Why do politicians keep saying we're running out of money?
Source: Film - Political framing discussion
Answers
Politicians often use the 'running out of money' framing for several reasons, even though it doesn't accurately describe how federal finance works.
First, many genuinely believe the household budget analogy. They learned economics that treats governments like households that must balance their budgets, and this intuition is reinforced by everyday experience. It takes effort to unlearn these assumptions.
Second, 'we can't afford it' is a powerful political tool. Saying 'we don't have the money' is much easier than saying 'we choose not to prioritize this.' It avoids debates about values and priorities by hiding behind apparent financial impossibility.

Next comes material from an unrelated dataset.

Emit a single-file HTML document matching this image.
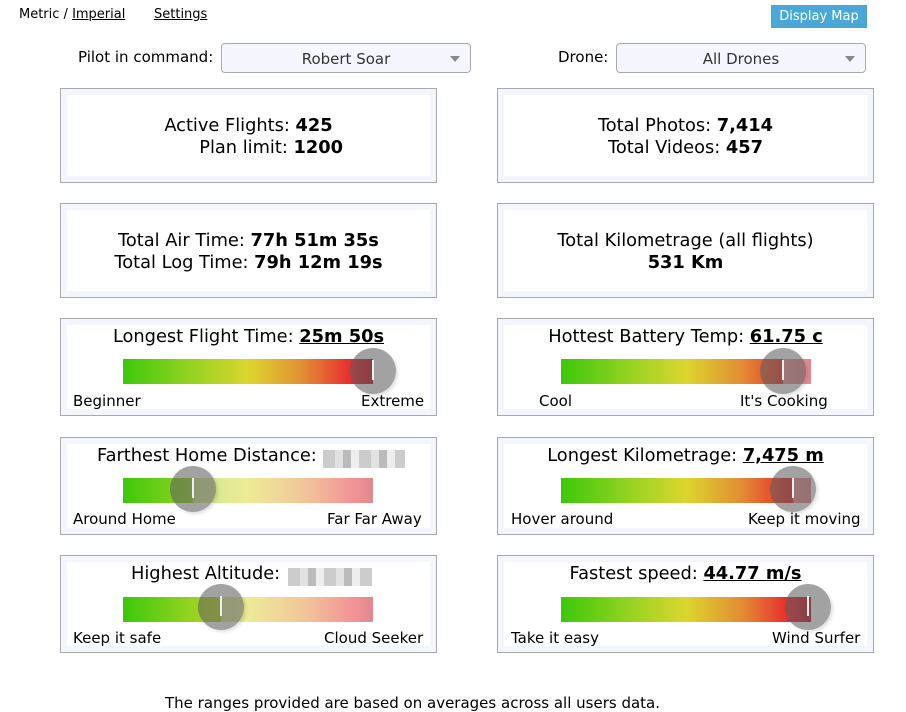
<!DOCTYPE html><html><head><style>
body{margin:0;width:906px;height:703px;overflow:hidden;background:#fff;font-family:"DejaVu Sans","Liberation Sans",sans-serif;color:#000;position:relative}
.a{position:absolute}
.card{position:absolute;width:375px;border:1px solid #a9a9a9;background:#f3f7fd}
.card .in{position:absolute;left:6px;right:6px;top:6px;bottom:6px;background:#fff}
.t{position:absolute;left:0;right:0;text-align:center;font-size:17.8px;line-height:22px}
.bar{position:absolute;width:250px;height:25px;background:linear-gradient(90deg,#3cc80a 0%,#8ed21f 25%,#dcd62e 50%,#e28e33 72%,#e8262e 92%,#c01020 100%)}
.fade{position:absolute;top:0;bottom:0;right:0;background:rgba(255,255,255,0.5)}
.knob{position:absolute;width:46px;height:46px;border-radius:50%;background:rgba(95,95,95,0.58);box-shadow:2px 2px 3px rgba(0,0,0,0.12)}
.knob:after{content:"";position:absolute;left:22px;top:12px;width:2px;height:20px;background:#eee}
.lab{position:absolute;font-size:15px}
.dd{position:absolute;height:28px;width:248px;border:1px solid #aaa;border-radius:4px;background:#f4f8fe;text-align:center;font-size:15px;line-height:30px;color:#333}
.dd:after{content:"";position:absolute;right:10px;top:12px;border:5px solid transparent;border-top:6px solid #888}
.blur{position:absolute;height:18px;background:repeating-linear-gradient(90deg,#ccc 0 12px,#e2e2e2 12px 20px,#bbb 20px 28px,#eee 28px 36px)}
</style></head><body>
<div class="a" style="left:19px;top:7px;font-size:13px">Metric / <u>Imperial</u></div>
<div class="a" style="left:154px;top:7px;font-size:13px"><u>Settings</u></div>
<div class="a" style="left:771px;top:5px;width:96px;height:23px;background:#4aa8d8;color:#fff;font-size:13px;line-height:23px;text-align:center">Display Map</div>
<div class="a" style="left:78px;top:48px;font-size:15px">Pilot in command:</div>
<div class="dd" style="left:221px;top:43px">Robert Soar</div>
<div class="a" style="left:558px;top:48px;font-size:15px">Drone:</div>
<div class="dd" style="left:616px;top:43px">All Drones</div>

<div class="card" style="left:60px;top:88px;height:93px"><div class="in"></div>
<div class="t" style="top:26px">Active Flights: <b>425</b><br>&nbsp;&nbsp;&nbsp;&nbsp;&nbsp;&nbsp;&nbsp;&nbsp;Plan limit: <b>1200</b></div></div>
<div class="card" style="left:497px;top:88px;height:93px"><div class="in"></div>
<div class="t" style="top:26px">Total Photos: <b>7,414</b><br>Total Videos: <b>457</b></div></div>
<div class="card" style="left:60px;top:203px;height:93px"><div class="in"></div>
<div class="t" style="top:26px">Total Air Time: <b>77h 51m 35s</b><br>Total Log Time: <b>79h 12m 19s</b></div></div>
<div class="card" style="left:497px;top:203px;height:93px"><div class="in"></div>
<div class="t" style="top:26px">Total Kilometrage (all flights)<br><b>531 Km</b></div></div>

<div class="card" style="left:60px;top:318px;height:96px"><div class="in"></div>
<div class="t" style="top:7px">Longest Flight Time: <b><u>25m 50s</u></b></div></div>
<div class="bar" style="left:123px;top:359px"></div><div class="knob" style="left:350px;top:348px"></div>
<div class="lab" style="left:73px;top:392px">Beginner</div><div class="lab" style="left:361px;top:392px">Extreme</div>

<div class="card" style="left:497px;top:318px;height:96px"><div class="in"></div>
<div class="t" style="top:7px">Hottest Battery Temp: <b><u>61.75 c</u></b></div></div>
<div class="bar" style="left:561px;top:359px"><div class="fade" style="left:222px"></div></div><div class="knob" style="left:760px;top:348px"></div>
<div class="lab" style="left:539px;top:392px">Cool</div><div class="lab" style="left:740px;top:392px">It's Cooking</div>

<div class="card" style="left:60px;top:437px;height:96px"><div class="in"></div>
<div class="t" style="top:7px;text-align:left;left:36px">Farthest Home Distance:</div></div>
<div class="blur" style="left:323px;top:450px;width:82px"></div>
<div class="bar" style="left:123px;top:478px"><div class="fade" style="left:70px"></div></div><div class="knob" style="left:170px;top:466px"></div>
<div class="lab" style="left:73px;top:510px">Around Home</div><div class="lab" style="left:327px;top:510px">Far Far Away</div>

<div class="card" style="left:497px;top:437px;height:96px"><div class="in"></div>
<div class="t" style="top:7px">Longest Kilometrage: <b><u>7,475 m</u></b></div></div>
<div class="bar" style="left:561px;top:478px"><div class="fade" style="left:232px"></div></div><div class="knob" style="left:770px;top:466px"></div>
<div class="lab" style="left:511px;top:510px">Hover around</div><div class="lab" style="left:748px;top:510px">Keep it moving</div>

<div class="card" style="left:60px;top:555px;height:96px"><div class="in"></div>
<div class="t" style="top:7px;text-align:left;left:70px">Highest Altitude:</div></div>
<div class="blur" style="left:288px;top:568px;width:84px"></div>
<div class="bar" style="left:123px;top:597px"><div class="fade" style="left:98px"></div></div><div class="knob" style="left:198px;top:584px"></div>
<div class="lab" style="left:73px;top:629px">Keep it safe</div><div class="lab" style="left:324px;top:629px">Cloud Seeker</div>

<div class="card" style="left:497px;top:555px;height:96px"><div class="in"></div>
<div class="t" style="top:7px">Fastest speed: <b><u>44.77 m/s</u></b></div></div>
<div class="bar" style="left:561px;top:597px"></div><div class="knob" style="left:785px;top:584px"></div>
<div class="lab" style="left:511px;top:629px">Take it easy</div><div class="lab" style="left:772px;top:629px">Wind Surfer</div>

<div class="a" style="left:165px;top:694px;font-size:15px">The ranges provided are based on averages across all users data.</div>
</body></html>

Third, deficit fear serves certain interests. Concerns about 'unsustainable' debt have been used to argue for cutting social programs, privatizing public services, and keeping taxes low on the wealthy. The deficit myth provides cover for policy preferences that might be unpopular if debated on their merits.
Fourth, there's institutional inertia. Budget rules, scoring procedures, and the entire apparatus of fiscal policy are built around the assumption that money is the constraint. Changing this would require rethinking how Congress makes decisions.
Understanding MMT doesn't tell you what policies to support, but it does clear away the fog of false constraints so we can debate what we actually want to do as a society.